## Exercise requirements
Locate the lines where "this" occurs and copy them as they stand.

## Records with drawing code
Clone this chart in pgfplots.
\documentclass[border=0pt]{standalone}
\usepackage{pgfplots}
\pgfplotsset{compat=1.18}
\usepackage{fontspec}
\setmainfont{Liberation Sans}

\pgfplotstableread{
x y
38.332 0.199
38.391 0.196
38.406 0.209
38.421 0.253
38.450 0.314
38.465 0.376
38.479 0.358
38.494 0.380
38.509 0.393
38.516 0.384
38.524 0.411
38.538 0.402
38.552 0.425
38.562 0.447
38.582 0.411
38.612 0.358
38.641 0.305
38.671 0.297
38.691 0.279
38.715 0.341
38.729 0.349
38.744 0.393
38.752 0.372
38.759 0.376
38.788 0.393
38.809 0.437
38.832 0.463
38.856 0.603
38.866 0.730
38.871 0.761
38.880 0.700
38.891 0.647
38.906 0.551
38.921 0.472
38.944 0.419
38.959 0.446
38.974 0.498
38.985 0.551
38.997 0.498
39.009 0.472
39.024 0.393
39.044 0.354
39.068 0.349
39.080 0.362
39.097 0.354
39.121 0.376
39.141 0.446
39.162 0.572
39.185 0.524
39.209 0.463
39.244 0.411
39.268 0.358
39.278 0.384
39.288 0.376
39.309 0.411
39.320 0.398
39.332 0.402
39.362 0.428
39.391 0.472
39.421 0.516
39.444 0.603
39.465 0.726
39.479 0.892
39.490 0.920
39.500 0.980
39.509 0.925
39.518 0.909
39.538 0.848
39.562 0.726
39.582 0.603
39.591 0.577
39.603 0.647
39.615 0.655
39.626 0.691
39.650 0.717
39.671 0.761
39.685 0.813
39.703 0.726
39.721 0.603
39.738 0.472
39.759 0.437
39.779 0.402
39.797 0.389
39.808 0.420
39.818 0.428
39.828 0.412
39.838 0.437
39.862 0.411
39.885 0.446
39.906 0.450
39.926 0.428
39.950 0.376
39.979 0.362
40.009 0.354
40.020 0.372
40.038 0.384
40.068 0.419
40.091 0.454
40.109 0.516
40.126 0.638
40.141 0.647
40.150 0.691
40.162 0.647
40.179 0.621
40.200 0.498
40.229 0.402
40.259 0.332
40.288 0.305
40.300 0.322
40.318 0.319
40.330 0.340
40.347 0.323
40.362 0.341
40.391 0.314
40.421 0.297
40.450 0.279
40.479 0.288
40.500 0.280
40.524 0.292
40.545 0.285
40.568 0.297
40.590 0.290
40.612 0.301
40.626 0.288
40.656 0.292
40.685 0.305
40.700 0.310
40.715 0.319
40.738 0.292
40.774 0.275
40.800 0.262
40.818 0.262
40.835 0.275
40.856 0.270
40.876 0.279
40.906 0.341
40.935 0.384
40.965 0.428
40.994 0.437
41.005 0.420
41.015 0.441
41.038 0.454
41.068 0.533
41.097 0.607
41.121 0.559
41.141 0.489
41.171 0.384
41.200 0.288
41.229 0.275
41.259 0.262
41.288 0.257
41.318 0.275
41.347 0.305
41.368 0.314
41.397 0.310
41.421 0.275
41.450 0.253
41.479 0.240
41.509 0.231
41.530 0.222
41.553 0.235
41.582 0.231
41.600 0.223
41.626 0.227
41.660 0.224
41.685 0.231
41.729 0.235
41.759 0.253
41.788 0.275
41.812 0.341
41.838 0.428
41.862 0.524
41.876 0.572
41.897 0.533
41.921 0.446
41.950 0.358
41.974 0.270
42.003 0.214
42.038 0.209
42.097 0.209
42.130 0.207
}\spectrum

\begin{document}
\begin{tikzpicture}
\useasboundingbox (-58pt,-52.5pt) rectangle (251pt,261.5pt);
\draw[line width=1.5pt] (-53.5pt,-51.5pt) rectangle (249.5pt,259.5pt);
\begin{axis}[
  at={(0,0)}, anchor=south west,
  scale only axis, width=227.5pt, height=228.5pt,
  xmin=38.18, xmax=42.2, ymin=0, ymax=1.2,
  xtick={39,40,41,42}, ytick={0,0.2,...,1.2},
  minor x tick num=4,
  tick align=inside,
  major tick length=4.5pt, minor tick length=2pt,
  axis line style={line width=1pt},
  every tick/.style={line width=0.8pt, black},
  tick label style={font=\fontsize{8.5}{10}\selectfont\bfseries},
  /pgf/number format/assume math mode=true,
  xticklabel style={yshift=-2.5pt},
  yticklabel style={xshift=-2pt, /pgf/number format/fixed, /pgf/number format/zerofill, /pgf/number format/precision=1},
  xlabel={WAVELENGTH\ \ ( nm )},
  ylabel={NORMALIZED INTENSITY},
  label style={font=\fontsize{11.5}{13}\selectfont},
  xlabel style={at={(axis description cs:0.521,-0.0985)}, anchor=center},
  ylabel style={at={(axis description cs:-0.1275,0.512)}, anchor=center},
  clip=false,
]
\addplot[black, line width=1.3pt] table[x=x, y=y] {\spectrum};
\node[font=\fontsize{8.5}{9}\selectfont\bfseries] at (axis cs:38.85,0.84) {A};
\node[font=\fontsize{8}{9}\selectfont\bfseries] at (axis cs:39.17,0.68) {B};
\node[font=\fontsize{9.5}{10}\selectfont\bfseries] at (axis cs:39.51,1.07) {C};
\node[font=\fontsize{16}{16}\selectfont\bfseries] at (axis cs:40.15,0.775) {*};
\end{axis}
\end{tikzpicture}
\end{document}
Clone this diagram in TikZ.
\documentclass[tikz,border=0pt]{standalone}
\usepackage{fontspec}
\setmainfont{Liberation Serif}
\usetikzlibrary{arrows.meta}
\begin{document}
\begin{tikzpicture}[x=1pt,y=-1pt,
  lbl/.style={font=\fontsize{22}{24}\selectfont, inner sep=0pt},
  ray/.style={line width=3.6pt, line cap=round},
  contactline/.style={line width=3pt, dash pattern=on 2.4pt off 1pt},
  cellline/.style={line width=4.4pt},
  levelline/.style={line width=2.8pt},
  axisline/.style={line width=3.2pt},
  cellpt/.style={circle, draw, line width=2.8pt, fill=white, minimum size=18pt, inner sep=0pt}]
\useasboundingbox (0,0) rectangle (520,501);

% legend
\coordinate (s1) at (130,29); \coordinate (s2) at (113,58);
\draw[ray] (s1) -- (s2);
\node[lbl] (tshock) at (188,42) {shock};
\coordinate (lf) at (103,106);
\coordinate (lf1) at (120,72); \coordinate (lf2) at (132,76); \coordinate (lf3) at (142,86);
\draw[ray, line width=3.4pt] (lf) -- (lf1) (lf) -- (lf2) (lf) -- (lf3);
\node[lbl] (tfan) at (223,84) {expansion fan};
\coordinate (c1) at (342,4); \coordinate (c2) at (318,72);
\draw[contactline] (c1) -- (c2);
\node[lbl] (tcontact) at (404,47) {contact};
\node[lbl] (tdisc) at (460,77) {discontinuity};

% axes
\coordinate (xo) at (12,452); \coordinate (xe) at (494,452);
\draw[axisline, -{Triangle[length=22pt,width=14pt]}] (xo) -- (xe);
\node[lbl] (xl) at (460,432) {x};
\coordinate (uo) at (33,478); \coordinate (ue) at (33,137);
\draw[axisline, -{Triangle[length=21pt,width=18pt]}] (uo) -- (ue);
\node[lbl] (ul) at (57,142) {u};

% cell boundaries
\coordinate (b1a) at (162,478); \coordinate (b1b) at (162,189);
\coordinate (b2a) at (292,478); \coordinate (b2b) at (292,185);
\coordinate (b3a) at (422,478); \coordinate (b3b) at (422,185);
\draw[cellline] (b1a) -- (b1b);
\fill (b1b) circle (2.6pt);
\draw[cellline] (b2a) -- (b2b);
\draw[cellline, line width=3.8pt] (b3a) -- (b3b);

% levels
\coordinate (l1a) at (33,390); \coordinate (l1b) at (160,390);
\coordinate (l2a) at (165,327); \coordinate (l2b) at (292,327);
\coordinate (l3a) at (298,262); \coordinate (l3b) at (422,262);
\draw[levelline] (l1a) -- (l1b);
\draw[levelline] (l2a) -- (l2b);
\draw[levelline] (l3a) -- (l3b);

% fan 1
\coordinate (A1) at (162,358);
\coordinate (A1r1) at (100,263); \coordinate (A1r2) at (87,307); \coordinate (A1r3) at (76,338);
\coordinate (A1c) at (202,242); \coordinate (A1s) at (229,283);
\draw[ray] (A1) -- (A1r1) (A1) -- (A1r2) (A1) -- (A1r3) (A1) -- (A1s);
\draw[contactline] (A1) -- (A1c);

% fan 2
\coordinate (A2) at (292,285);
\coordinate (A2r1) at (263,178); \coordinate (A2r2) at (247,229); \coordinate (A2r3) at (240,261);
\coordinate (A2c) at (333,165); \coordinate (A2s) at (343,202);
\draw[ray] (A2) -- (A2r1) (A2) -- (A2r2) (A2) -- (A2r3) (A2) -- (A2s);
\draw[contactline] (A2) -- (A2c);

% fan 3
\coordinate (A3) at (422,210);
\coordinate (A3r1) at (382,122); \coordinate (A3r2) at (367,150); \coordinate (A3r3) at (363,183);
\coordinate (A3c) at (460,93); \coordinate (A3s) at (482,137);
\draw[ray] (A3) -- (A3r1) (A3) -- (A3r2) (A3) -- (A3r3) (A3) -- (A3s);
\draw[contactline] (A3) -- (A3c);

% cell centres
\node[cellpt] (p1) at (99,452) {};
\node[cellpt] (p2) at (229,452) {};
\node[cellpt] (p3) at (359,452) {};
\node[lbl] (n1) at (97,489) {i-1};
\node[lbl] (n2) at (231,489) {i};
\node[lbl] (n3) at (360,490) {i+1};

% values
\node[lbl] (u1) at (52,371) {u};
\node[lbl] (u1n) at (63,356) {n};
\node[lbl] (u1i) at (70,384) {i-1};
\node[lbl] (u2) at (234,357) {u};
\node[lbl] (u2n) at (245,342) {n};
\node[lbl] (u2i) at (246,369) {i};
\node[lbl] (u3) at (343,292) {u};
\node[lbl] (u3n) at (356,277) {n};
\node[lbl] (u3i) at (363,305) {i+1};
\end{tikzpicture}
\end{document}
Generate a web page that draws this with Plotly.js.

## Exercise result
Clone this chart in pgfplots.
Clone this diagram in TikZ.
Generate a web page that draws this with Plotly.js.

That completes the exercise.